Aerospace Industrial Development Corp (AIDC, 漢翔航空工業), the nation’s largest civilian and military aircraft manufacturer, yesterday said it remains confident in long-term market prospects despite a slip in demand for new aircraft.
Since oil prices began falling markedly in 2014, airlines have shown less urgency in upgrading their fleets, leading to declining deliveries for AIDC’s major clients, such as Boeing Co and Airbus Group SE, last quarter, the company said at an earnings conference in Taipei.
Orders for helicopter parts were especially hard hit as demand for aerial oil and gas surveying dropped, the company added.
AIDC chairman Anson Liao (廖榮鑫) said that industry forecasts show rising demand through the next decade and the company still has a NT$100 billion (US$3.3 billion) order backlog.
To weather the downturn, the company would improve its product mix and prioritize securing contracts for popular aircraft lines, such as smaller single-aisle airliners, AIDC president Kong Shiah (夏康) said.
Shiah added that sales growth would be slower this year as many of the company’s clients with CFM International turbofan engine equipped single-aisle jetliners are still transitioning from the CFM56 engine to the new LEAP engine.

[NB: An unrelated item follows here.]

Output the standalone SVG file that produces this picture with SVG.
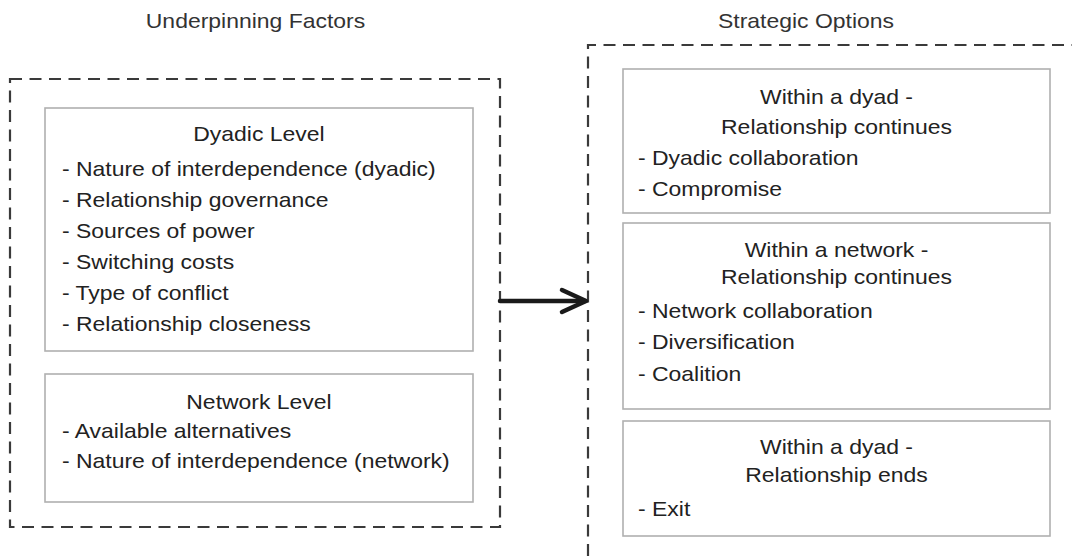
<svg xmlns="http://www.w3.org/2000/svg" width="1072" height="556" viewBox="0 0 1072 556">
<style>
.dash{fill:none;stroke:#3a3a3a;stroke-width:2.2;stroke-dasharray:12 7.5}
.box{fill:#fff;stroke:#b0b0b0;stroke-width:1.6}
text{font-family:"Liberation Sans",Arial,Helvetica,sans-serif;font-size:20.5px;fill:#222;transform-box:fill-box;transform:scaleX(1.12)}
.c{text-anchor:middle;transform-origin:center}
.l{transform-origin:left center}
.h{fill:#333}
.arrow{fill:none;stroke:#1a1a1a;stroke-width:4.5;stroke-linecap:round;stroke-linejoin:round}
</style>
<rect width="1072" height="556" fill="#fff"/>
<g id="underpinning-factors">
<text class="c h" x="255.5" y="28">Underpinning Factors</text>
<rect class="dash" x="10" y="79" width="490" height="448"/>
</g>
<g id="dyadic-level">
<rect class="box" x="45" y="108" width="428" height="243"/>
<text class="c" x="259" y="141">Dyadic Level</text>
<text class="l" x="62" y="176.5">- Nature of interdependence (dyadic)</text>
<text class="l" x="62" y="207">- Relationship governance</text>
<text class="l" x="62" y="238">- Sources of power</text>
<text class="l" x="62" y="269">- Switching costs</text>
<text class="l" x="62" y="300">- Type of conflict</text>
<text class="l" x="62" y="331">- Relationship closeness</text>
</g>
<g id="network-level">
<rect class="box" x="45" y="374" width="428" height="128"/>
<text class="c" x="259" y="409">Network Level</text>
<text class="l" x="62" y="438">- Available alternatives</text>
<text class="l" x="62" y="468">- Nature of interdependence (network)</text>
</g>
<g id="strategic-options">
<text class="c h" x="806" y="28">Strategic Options</text>
<path class="dash" d="M588,556 V45 H1072"/>
</g>
<g id="dyad-continues">
<rect class="box" x="623" y="69" width="427" height="144"/>
<text class="c" x="836.5" y="104">Within a dyad -</text>
<text class="c" x="836.5" y="134">Relationship continues</text>
<text class="l" x="638" y="165">- Dyadic collaboration</text>
<text class="l" x="638" y="196">- Compromise</text>
</g>
<g id="network-continues">
<rect class="box" x="623" y="223" width="427" height="186"/>
<text class="c" x="836.5" y="257">Within a network -</text>
<text class="c" x="836.5" y="284">Relationship continues</text>
<text class="l" x="638" y="318">- Network collaboration</text>
<text class="l" x="638" y="349">- Diversification</text>
<text class="l" x="638" y="381">- Coalition</text>
</g>
<g id="dyad-ends">
<rect class="box" x="623" y="421" width="427" height="115"/>
<text class="c" x="836.5" y="454">Within a dyad -</text>
<text class="c" x="836.5" y="482">Relationship ends</text>
<text class="l" x="638" y="516">- Exit</text>
</g>
<g id="connectors">
<path class="arrow" d="M500,301 H585"/>
<path class="arrow" d="M562,290 L586,301 L562,312"/>
</g>
</svg>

The company is expecting further foreign-exchange strains as the New Taiwan dollar continues to strengthen.
Last quarter, the New Taiwan dollar averaged at NT$31.1 against the US dollar, compared with NT$33 a year ago, the company said.
“There is significant pressure from the NT$1.9 difference in the strength of the New Taiwan dollar,” Shiah said.
The company’s overseas cash and receivables were last tallied at about NT$270 million at the end of last quarter, he said.
On the other hand, a stronger New Taiwan dollar means lower procurement costs, AIDC chairman Liao said, and imports of raw materials usually eat about half of the company’s profits.
Liao said that the company’s new engine casing and composite material plants have gone online recently, as has a hangar to upgrade the air force’s F-16 A/B jets, but they are not expected to bring a significant earnings gain in the near-term.
“The new facilities need time to acquire the necessary certifications,” Liao said.
The company reported that sales last quarter dipped 6.48 percent annually to NT$5.92 billion.
It also announced plans to distribute cash dividends of NT$1 per share, in addition to NT$0.37 per share in stock dividends, pending shareholder approval.